I have been seeking out people’s coping mechanisms on social media during this crisis. With both joy and envy, I’ve watched people baking (for some reason banana bread seems prevalent), exercising and, not surprisingly, enjoying the comfort of their newly adopted dogs.
While we are all dealing with this in our own ways, I thought my past experiences might be helpful for any of you struggling to manage your feelings.
Since I have been hunkered down, I have been spending a lot of time thinking of other times in my life that were catastrophic: my college years during the AIDS epidemic, the premature birth of our twin boys and the death of our son Boaz, 9/11, my beloved, eldest sibling Linda dying of cancer. For me, each of these communal and personal events came on without my being properly prepared for dealing with them, nor did I understand how to effectively heal and mourn afterwards. Each time sadness draped tightly over me until finally, I had taken it on like a second skin.
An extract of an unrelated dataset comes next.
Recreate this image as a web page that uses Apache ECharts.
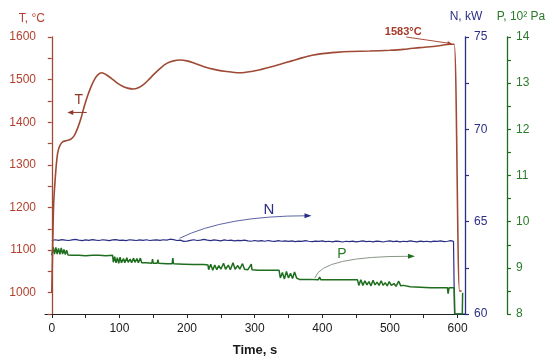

For this slow, painful crisis I am steadying myself to act differently. Daily, I am trying to be more aware of how sad I am, allowing myself to be angry. Not feeling like making everything seem normal makes everything normal. Not trying to, or caring to, be productive. This time I recognize my old nemeses doom and despair trying to creep in. I, also, am allowing myself, albeit guiltily, the beautiful moments I am getting to spend with my family, cherishing the time my two boys are able to be together.
This time I am not waiting, I am mourning now.
I have had enough experiences to fend off being blind to this calamity’s effect on me. By not ignoring how horrific this all is, when it’s over I won’t have self-isolated from myself; that when we are free, I don’t keep myself imprisoned in my own fear, sadness and rage. I’ve done that. This time I won’t continue sheltering in place.